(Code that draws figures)

########################################

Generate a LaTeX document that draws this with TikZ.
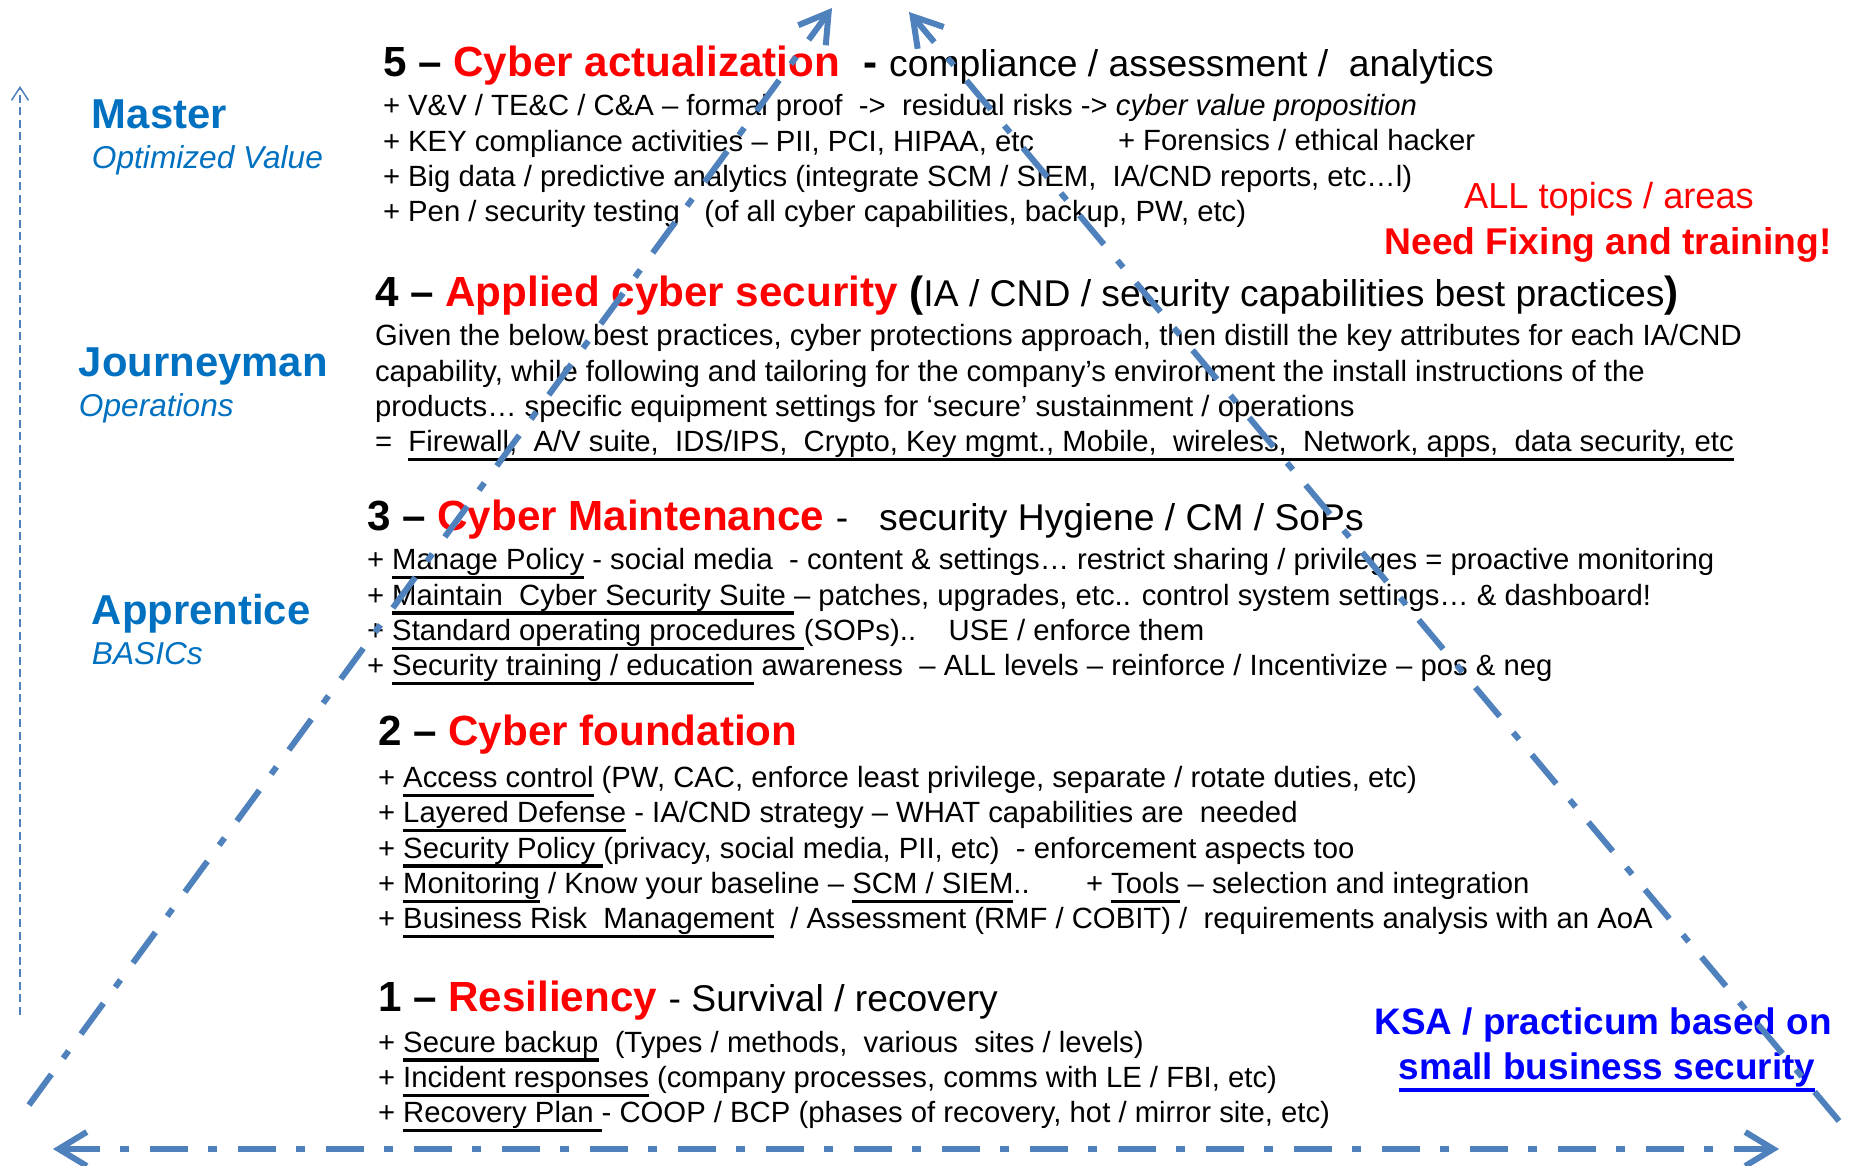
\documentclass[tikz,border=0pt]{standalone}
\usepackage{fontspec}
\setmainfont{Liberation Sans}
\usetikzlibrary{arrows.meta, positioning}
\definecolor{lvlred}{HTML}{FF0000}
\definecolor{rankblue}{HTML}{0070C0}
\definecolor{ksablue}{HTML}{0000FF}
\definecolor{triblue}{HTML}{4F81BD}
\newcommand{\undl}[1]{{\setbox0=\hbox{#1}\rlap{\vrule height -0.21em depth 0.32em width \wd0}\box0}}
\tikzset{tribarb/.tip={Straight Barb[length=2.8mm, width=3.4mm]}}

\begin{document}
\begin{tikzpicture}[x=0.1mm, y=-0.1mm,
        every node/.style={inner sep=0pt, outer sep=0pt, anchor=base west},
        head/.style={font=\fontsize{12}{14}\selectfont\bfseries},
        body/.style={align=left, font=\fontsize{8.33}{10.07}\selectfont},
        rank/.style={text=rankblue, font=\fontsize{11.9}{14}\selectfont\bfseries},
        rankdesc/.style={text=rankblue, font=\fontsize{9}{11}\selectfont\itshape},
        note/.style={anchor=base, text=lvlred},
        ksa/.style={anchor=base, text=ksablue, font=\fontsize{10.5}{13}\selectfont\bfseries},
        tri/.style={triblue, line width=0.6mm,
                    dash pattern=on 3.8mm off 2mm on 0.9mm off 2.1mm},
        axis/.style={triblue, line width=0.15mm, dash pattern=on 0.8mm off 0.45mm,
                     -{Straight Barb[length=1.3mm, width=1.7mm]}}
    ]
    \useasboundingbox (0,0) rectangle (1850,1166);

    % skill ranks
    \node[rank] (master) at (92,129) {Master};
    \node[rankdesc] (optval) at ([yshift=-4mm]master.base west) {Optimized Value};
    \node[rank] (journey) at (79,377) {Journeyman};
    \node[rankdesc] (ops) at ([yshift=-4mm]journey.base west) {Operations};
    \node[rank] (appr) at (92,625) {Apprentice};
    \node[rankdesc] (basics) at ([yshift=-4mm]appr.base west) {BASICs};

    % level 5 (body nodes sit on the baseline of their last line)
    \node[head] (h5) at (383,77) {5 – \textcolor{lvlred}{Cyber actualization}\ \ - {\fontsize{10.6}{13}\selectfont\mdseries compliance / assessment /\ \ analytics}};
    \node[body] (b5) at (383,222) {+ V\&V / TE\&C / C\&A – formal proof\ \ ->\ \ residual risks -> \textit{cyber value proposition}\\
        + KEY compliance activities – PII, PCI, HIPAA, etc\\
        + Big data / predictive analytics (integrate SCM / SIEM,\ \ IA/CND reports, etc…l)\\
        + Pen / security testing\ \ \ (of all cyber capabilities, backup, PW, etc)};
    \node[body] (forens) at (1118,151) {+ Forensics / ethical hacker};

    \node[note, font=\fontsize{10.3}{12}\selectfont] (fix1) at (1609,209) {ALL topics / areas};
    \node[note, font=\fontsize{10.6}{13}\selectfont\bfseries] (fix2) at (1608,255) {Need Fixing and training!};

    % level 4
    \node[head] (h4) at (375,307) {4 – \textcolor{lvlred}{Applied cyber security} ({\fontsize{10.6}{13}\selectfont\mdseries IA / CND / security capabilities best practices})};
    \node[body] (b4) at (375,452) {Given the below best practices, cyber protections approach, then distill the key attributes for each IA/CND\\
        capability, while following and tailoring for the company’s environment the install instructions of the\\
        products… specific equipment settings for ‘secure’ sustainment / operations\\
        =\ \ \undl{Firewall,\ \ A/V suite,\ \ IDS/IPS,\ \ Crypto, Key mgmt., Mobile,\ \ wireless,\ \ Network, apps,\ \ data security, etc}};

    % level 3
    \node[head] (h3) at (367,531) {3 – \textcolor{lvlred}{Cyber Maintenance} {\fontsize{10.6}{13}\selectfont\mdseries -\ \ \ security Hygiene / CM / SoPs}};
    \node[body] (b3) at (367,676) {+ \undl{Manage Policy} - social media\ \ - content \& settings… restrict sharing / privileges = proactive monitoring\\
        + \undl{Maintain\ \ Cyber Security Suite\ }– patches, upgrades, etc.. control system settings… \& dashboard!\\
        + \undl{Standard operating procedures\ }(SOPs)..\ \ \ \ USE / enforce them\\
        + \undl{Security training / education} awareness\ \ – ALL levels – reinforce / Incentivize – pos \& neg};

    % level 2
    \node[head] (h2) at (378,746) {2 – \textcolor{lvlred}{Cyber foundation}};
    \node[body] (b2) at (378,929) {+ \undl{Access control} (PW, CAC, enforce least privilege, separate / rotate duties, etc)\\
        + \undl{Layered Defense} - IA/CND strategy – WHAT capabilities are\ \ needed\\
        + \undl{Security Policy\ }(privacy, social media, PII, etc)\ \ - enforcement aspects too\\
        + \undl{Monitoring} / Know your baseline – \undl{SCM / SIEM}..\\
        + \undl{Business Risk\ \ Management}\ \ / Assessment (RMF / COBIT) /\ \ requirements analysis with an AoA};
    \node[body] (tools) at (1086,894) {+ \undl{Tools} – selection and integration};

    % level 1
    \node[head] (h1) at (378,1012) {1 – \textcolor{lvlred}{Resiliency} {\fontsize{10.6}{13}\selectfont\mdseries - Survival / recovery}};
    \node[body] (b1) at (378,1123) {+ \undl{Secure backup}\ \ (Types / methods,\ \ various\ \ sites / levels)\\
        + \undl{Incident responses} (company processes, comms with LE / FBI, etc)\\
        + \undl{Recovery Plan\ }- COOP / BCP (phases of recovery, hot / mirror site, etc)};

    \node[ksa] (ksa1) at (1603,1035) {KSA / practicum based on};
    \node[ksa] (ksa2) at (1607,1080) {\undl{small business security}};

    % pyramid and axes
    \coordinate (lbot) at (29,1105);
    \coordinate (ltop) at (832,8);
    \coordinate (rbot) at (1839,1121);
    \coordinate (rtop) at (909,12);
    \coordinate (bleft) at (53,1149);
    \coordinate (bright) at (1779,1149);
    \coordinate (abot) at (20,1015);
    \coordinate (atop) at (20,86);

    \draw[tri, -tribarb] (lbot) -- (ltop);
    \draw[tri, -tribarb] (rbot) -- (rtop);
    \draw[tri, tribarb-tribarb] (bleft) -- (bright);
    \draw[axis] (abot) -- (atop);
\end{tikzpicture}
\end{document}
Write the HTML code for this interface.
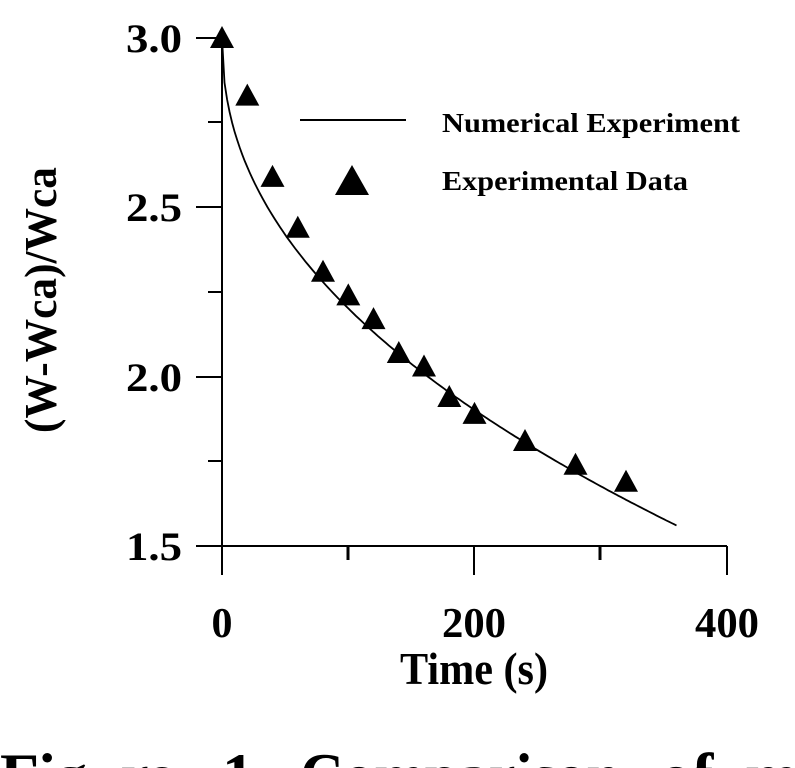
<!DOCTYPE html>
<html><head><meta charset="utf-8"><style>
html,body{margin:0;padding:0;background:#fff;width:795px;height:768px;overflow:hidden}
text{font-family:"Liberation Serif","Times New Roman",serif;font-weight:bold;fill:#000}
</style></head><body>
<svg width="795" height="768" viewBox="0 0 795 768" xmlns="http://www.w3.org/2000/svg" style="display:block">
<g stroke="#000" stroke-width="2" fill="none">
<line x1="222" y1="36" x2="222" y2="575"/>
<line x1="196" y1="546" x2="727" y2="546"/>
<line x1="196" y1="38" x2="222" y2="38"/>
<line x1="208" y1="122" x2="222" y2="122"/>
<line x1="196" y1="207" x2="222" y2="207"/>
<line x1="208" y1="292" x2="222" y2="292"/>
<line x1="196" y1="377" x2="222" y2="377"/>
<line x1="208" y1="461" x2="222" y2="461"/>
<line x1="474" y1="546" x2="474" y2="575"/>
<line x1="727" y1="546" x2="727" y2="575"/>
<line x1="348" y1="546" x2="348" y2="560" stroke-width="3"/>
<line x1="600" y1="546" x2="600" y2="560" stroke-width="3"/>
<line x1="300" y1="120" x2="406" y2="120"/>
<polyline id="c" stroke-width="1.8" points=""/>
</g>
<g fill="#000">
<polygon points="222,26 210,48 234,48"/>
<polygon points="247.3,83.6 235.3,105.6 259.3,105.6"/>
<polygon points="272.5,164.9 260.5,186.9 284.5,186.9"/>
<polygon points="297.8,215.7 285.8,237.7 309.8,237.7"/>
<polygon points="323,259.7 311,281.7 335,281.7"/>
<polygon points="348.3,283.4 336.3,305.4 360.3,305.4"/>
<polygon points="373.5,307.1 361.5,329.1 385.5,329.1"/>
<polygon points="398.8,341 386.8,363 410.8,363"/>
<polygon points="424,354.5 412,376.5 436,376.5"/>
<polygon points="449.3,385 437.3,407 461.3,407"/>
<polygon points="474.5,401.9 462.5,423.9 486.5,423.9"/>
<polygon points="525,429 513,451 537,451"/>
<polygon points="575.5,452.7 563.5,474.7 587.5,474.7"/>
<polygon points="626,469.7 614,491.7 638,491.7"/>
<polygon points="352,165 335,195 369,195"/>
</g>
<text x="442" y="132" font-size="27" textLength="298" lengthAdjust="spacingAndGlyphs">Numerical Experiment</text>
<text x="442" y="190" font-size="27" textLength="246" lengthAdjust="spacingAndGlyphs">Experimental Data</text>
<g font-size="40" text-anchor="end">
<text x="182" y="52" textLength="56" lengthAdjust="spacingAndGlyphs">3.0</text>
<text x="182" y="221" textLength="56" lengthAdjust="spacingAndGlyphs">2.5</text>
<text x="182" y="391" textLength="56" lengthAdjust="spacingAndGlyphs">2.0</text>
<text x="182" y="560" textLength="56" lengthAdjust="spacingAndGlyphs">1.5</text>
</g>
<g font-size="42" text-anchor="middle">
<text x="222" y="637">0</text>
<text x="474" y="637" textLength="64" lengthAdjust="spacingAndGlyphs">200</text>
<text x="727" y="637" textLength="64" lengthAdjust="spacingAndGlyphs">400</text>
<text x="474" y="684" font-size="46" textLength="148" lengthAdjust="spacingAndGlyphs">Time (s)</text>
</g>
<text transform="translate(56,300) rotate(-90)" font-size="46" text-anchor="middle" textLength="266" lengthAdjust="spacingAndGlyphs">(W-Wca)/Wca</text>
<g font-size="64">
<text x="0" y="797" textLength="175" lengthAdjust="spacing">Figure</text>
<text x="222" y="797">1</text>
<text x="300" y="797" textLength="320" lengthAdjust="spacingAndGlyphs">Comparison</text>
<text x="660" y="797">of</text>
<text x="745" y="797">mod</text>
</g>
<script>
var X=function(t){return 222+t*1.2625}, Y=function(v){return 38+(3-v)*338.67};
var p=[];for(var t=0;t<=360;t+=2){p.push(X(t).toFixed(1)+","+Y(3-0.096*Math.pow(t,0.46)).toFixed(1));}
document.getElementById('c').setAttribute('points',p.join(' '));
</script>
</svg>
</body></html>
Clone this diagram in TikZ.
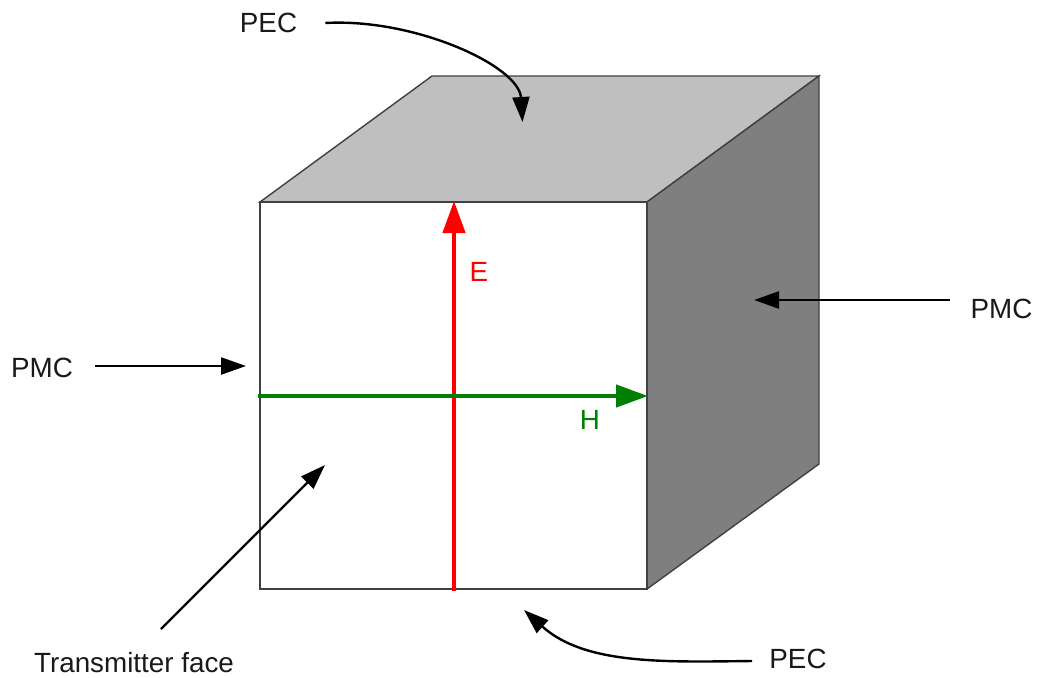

########################################

__Description of the task__
Please transcribe, word for word, every line from the first line of the records above through the line containing "(0,0) rectangle (1850,1166);", and leave out any pictures.

__Reply to the exercise__
Generate a LaTeX document that draws this with TikZ.
\documentclass[tikz,border=0pt]{standalone}
\usepackage{fontspec}
\setmainfont{Liberation Sans}
\usetikzlibrary{arrows.meta, positioning}
\definecolor{lvlred}{HTML}{FF0000}
\definecolor{rankblue}{HTML}{0070C0}
\definecolor{ksablue}{HTML}{0000FF}
\definecolor{triblue}{HTML}{4F81BD}
\newcommand{\undl}[1]{{\setbox0=\hbox{#1}\rlap{\vrule height -0.21em depth 0.32em width \wd0}\box0}}
\tikzset{tribarb/.tip={Straight Barb[length=2.8mm, width=3.4mm]}}

\begin{document}
\begin{tikzpicture}[x=0.1mm, y=-0.1mm,
        every node/.style={inner sep=0pt, outer sep=0pt, anchor=base west},
        head/.style={font=\fontsize{12}{14}\selectfont\bfseries},
        body/.style={align=left, font=\fontsize{8.33}{10.07}\selectfont},
        rank/.style={text=rankblue, font=\fontsize{11.9}{14}\selectfont\bfseries},
        rankdesc/.style={text=rankblue, font=\fontsize{9}{11}\selectfont\itshape},
        note/.style={anchor=base, text=lvlred},
        ksa/.style={anchor=base, text=ksablue, font=\fontsize{10.5}{13}\selectfont\bfseries},
        tri/.style={triblue, line width=0.6mm,
                    dash pattern=on 3.8mm off 2mm on 0.9mm off 2.1mm},
        axis/.style={triblue, line width=0.15mm, dash pattern=on 0.8mm off 0.45mm,
                     -{Straight Barb[length=1.3mm, width=1.7mm]}}
    ]
    \useasboundingbox (0,0) rectangle (1850,1166);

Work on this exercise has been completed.